The samples were powdered, fused with LiBO2, diluted with HNO3, and analyzed by Inductively Coupled Plasma Mass Spectrometry (ICP-MS) and Inductively Coupled Plasma Optical Emission Spectrometry (ICP-OES). Quality control was carried out using international standards.
4. Results
4.1. Macroscopic Petrographic
The field descriptions show that the Moumba metasediments (Figure 3(A), Figure 3(B)) consist mainly of quartz schists and green schists. The quartz schists and green schists are characterized by aggregates and/or lenses of quartz, exhibiting an S2 schistosity, trending N150˚-30SW; N115˚-45SW.
They are rich in both micas and rich in chlorite, giving them a micaschist appearance. The green schists alternate with quartz schists and form schistose layers, spanning several tens of meters. These metasediments belong to the Paleoproterozoic unit that constitutes the basement of the Mayombe belt.
The Moumba metabasites are green rocks rich in plagioclase and epidote, oriented along a crenulation schistosity (S2) dipping N˚140-50 SW. They generally appear massive with a medium to fine grain. They include metagabbros, epidotites, amphibolites and chlorite schists (Figure 3(D), Figure 3(E), Figure 3(C) and Figure 3(F)).
Figure 3. Outcrops of metasediments from the Bikossi unit and metabasites from Moumba. (A) Greenschist at the edge of the Moumba River; (B) Quartz schist containing quartz aggregates in the Moumba River; (C) Fractured amphibolites; (D) Metagabbros; (E) Epidotite containing nodules of gabbro; (F) Amphibolite with stretching lineation.
The amphibolites (Figure 3(C), Figure 3(F)) are massive and locally exhibit a penetrative schistosity highlighted by biotite and amphibole. Locally, this plane carries a stretching mineral lineation (L1) dipping 40˚ towards the SSE, emphasized by hornblende porphyroblasts (Figure 3(F)). They are predominantly green, due to the abundance of amphibole and green to yellowish when they are rich in epidote.
The epidotites are greenish-yellowish epidote balls packed within the metagabbros. The metagabbros (Figure 3(D)) present, either massive appearance, with medium grain size or a foliated appearance with fine grain size.
4.2. Thin Section Description
The Thin section descriptions of the Moumba metabasites show that (Figure 4(A), Figure 4(B)) the metagabbros show a porphyroblastic texture including hornblende phenocrysts and phantom pyroxene, oriented within a matrix of plagioclase, epidote, actinolite, quartz, calcite, sphene, and iron oxides (Figure 4(A), Figure 4(B)). The primary metamorphic assemblage is characterized by Hbl + Pl + Bt, while the secondary assemblage consists of Pl (alb) + Ep + Chl ± Sp ± Op-Cal.
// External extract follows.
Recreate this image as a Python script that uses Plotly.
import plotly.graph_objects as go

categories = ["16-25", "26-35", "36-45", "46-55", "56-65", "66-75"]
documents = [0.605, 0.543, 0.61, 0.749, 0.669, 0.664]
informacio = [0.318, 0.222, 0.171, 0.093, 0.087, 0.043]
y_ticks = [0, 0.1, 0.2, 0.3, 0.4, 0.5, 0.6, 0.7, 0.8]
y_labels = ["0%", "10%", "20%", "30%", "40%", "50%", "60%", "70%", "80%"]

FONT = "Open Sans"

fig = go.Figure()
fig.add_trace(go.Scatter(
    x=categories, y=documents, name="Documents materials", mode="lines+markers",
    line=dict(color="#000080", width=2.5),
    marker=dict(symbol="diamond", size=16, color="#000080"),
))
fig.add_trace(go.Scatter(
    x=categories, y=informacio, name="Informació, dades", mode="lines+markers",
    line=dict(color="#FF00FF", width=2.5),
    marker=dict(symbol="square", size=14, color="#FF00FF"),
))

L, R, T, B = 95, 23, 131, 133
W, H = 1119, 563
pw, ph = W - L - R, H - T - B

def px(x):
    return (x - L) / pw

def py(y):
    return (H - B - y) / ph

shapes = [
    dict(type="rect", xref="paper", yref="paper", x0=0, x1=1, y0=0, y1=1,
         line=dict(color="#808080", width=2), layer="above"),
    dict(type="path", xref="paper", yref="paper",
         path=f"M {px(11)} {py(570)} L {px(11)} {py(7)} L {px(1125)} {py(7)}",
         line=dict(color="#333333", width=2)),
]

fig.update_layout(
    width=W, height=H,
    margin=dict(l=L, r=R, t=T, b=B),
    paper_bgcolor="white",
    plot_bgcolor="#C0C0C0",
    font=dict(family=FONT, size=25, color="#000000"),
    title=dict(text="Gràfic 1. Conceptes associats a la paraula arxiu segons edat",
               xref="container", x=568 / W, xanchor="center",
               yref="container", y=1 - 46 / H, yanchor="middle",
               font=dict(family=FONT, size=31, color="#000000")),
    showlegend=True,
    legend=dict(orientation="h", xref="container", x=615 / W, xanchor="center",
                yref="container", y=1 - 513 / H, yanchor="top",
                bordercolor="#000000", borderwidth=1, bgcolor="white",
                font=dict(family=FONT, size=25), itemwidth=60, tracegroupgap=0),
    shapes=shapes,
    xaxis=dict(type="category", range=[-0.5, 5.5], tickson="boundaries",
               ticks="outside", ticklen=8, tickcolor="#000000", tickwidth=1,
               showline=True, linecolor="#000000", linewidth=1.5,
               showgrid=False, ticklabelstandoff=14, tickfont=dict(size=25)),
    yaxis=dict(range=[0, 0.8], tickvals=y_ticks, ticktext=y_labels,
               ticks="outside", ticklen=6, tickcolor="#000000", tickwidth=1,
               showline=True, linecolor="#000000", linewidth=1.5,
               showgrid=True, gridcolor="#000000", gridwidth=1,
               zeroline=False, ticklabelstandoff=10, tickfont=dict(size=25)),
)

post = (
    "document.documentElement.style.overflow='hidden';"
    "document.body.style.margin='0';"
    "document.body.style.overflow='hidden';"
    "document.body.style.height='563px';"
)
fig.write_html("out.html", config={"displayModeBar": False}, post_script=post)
The amphibolites display a porphyroblastic texture (Figure 4(C), Figure 4(D)). They are composed of hornblende, chlorite flakes, epidote grains, quartz-plagiotaxis associated with plagioclases, and some relics of biotite. All these minerals are oriented. The texture is characterized by a primary assemblage of Hb + Pl + Bt and a secondary assemblage of Pl (alb) + Chl + Act + Ep ± Op. Hornblende locally appears as stretched phenocrysts along the elongation direction, giving rise to pressure shadow structures (Figure 4(C), Figure 4(D)).
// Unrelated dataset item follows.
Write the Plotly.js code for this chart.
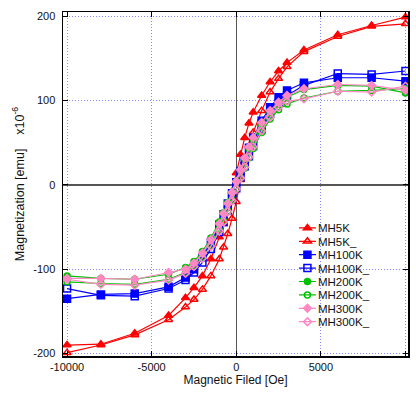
<!DOCTYPE html>
<html>
<head>
<meta charset="utf-8">
<script src="https://cdn.plot.ly/plotly-3.0.1.min.js"></script>
<style>
html,body{margin:0;padding:0;background:#fff;}
#chart{width:416px;height:394px;}
</style>
</head>
<body>
<div id="chart"></div>
<script>
// Field values (Oe) for descending branch (+H -> -H)
const H_down = [10000, 8000, 6000, 4000, 3000, 2500, 2000, 1500, 1000, 750, 500, 250, 0,
  -250, -500, -750, -1000, -1500, -2000, -2500, -3000, -4000, -6000, -8000, -10000];
// Field values for ascending branch (-H -> +H)
const H_up = [-10000, -8000, -6000, -4000, -3000, -2500, -2000, -1500, -1000, -750, -500, -250, 0,
  250, 500, 750, 1000, 1500, 2000, 2500, 3000, 4000, 6000, 8000, 10000];

// Magnetization (x10^-6 emu)
const MH5K = [199, 189, 178, 160, 145, 135, 122, 106, 86, 73, 56, 36, 14,
  -8, -28, -46, -62, -88, -108, -122, -134, -155, -176, -189, -190];
const MH5K_ = [-199, -190, -178, -160, -145, -136, -124, -108, -88, -74, -58, -40, -20,
  6, 28, 46, 62, 88, 110, 126, 140, 158, 176, 188, 191];

const MH100K = [123, 127, 127, 121, 112, 104, 92, 76, 56, 44, 30, 16, 3,
  -10, -22, -35, -47, -68, -86, -100, -110, -121, -129, -130, -135];
const MH100K_ = [-123, -131, -132, -123, -113, -104, -92, -76, -56, -44, -30, -17, -4,
  9, 22, 34, 46, 66, 84, 97, 106, 118, 132, 131, 135];

const MH200K = [109, 117, 118, 113, 104, 96, 86, 72, 54, 43, 31, 17, 4,
  -9, -21, -33, -44, -63, -79, -91, -98, -106, -112, -111, -108];
const MH200K_ = [-115, -117, -118, -112, -104, -96, -86, -72, -54, -43, -31, -18, -5,
  8, 20, 32, 43, 62, 78, 89, 96, 103, 111, 112, 114];

const MH300K = [112, 118, 119, 114, 106, 98, 88, 74, 56, 45, 32, 18, 4,
  -9, -22, -34, -46, -65, -81, -93, -100, -104, -112, -111, -111];
const MH300K_ = [-112, -118, -119, -113, -105, -97, -87, -73, -55, -44, -32, -19, -5,
  8, 21, 33, 45, 64, 80, 92, 99, 102, 111, 110, 117];

const seriesNames = ["MH5K", "MH5K_", "MH100K", "MH100K_", "MH200K", "MH200K_", "MH300K", "MH300K_"];
const xTicks = [-10000, -5000, 0, 5000, 10000];
const yTicks = [-200, -100, 0, 100, 200];

const RED = "#ff0000", BLUE = "#0000ff", GREEN = "#00c000", PINK = "#ff88c4";

function tr(name, x, y, color, symbol, size) {
  return {
    type: "scatter", mode: "lines+markers", name: name, x: x, y: y,
    line: {color: color, width: 1.2},
    marker: {color: color, symbol: symbol, size: size, line: {color: color, width: 1.5}}
  };
}

const data = [
  tr(seriesNames[0], H_down, MH5K, RED, "triangle-up", 7),
  tr(seriesNames[1], H_up, MH5K_, RED, "triangle-up-open", 7),
  tr(seriesNames[2], H_down, MH100K, BLUE, "square", 7),
  tr(seriesNames[3], H_up, MH100K_, BLUE, "square-open", 7),
  tr(seriesNames[4], H_down, MH200K, GREEN, "circle", 6),
  tr(seriesNames[5], H_up, MH200K_, GREEN, "circle-open", 6),
  tr(seriesNames[6], H_down, MH300K, PINK, "diamond", 6),
  tr(seriesNames[7], H_up, MH300K_, PINK, "diamond-open", 6)
];

const FONT = "Liberation Sans, Arial, sans-serif";

const layout = {
  width: 416, height: 394,
  margin: {l: 63, r: 8, t: 12, b: 38},
  paper_bgcolor: "#ffffff", plot_bgcolor: "#ffffff",
  font: {family: FONT, size: 11, color: "#111"},
  showlegend: true,
  legend: {
    x: 0.623, y: 0.40, xanchor: "left", yanchor: "top",
    bgcolor: "rgba(0,0,0,0)", borderwidth: 0,
    font: {family: FONT, size: 11.5, color: "#111"},
    itemwidth: 30
  },
  xaxis: {
    range: [-10240, 10150], tickvals: xTicks, ticktext: xTicks.map(String),
    showgrid: true, gridcolor: "#8a8aff", griddash: "1px,2px", gridwidth: 1,
    zeroline: true, zerolinecolor: "#555", zerolinewidth: 1.5,
    showline: true, linecolor: "#000", linewidth: 1.5, mirror: "ticks",
    ticks: "inside", ticklen: 5, tickcolor: "#000",
    tickfont: {family: FONT, size: 11, color: "#111"},
    title: {text: "Magnetic Filed [Oe]", font: {family: FONT, size: 12, color: "#111"}, standoff: 4}
  },
  yaxis: {
    range: [-203, 205], tickvals: yTicks, ticktext: yTicks.map(String),
    showgrid: true, gridcolor: "#8a8aff", griddash: "1px,2px", gridwidth: 1,
    zeroline: true, zerolinecolor: "#555", zerolinewidth: 1.5,
    showline: true, linecolor: "#000", linewidth: 1.5, mirror: "ticks",
    ticks: "inside", ticklen: 5, tickcolor: "#000",
    tickfont: {family: FONT, size: 11, color: "#111"},
    ticklabelstandoff: 4,
    title: {text: "Magnetization [emu]&nbsp;&nbsp;&nbsp;&nbsp;x10<sup>-6</sup>", font: {family: FONT, size: 12.5, color: "#111"}, standoff: 6}
  }
};

Plotly.newPlot("chart", data, layout, {displayModeBar: false, staticPlot: true}).then(function () {
  // compact legend rows and shorten the legend sample lines
  const items = document.querySelectorAll(".legend .traces");
  items.forEach(function (g, i) {
    const t = g.getAttribute("transform") || "";
    const m = t.match(/translate\(([-\d.]+)[ ,]+([-\d.]+)\)/);
    const x0 = m ? parseFloat(m[1]) : 0;
    g.setAttribute("transform", "translate(" + x0 + "," + (9.5 + i * 13.4) + ")");
    g.querySelectorAll(".legendlines path").forEach(function (p) {
      p.setAttribute("d", "M21,0h17");
    });
    g.querySelectorAll(".legendpoints path").forEach(function (p) {
      p.setAttribute("transform", "translate(29.5,0)");
    });
  });
});
</script>
</body>
</html>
The epidotites are characterized by a porphyroblastic texture. The foliation is rudimentary and defined by the orientation of actinolite needles and chlorite flakes (Figure 4(E), Figure 4(F)).
They are primarily composed of epidote, constituting the matrix in which porphyroblasts of amphibole are embedded. Epidote occurs as fine isolated grains or clusters. Actinolite appears in acicular needle-like forms associated with chlorite. Hornblende persists as epidotized relic crystals, partially replaced by the secondary phase marked by actinote. The plagioclases form the matrix on which the other minerals tapise and constitute together with hornblende the primary metamorphic assemblage of Pl + Hbl + Bt. These epidotites contain numerous veins of minerals such as chlorite, epidote, quartz, and calcite, of hydrothermal origin, characterizing thus the secondary minerals assemblage of Ep + Act + Chl ± Cal ± Op.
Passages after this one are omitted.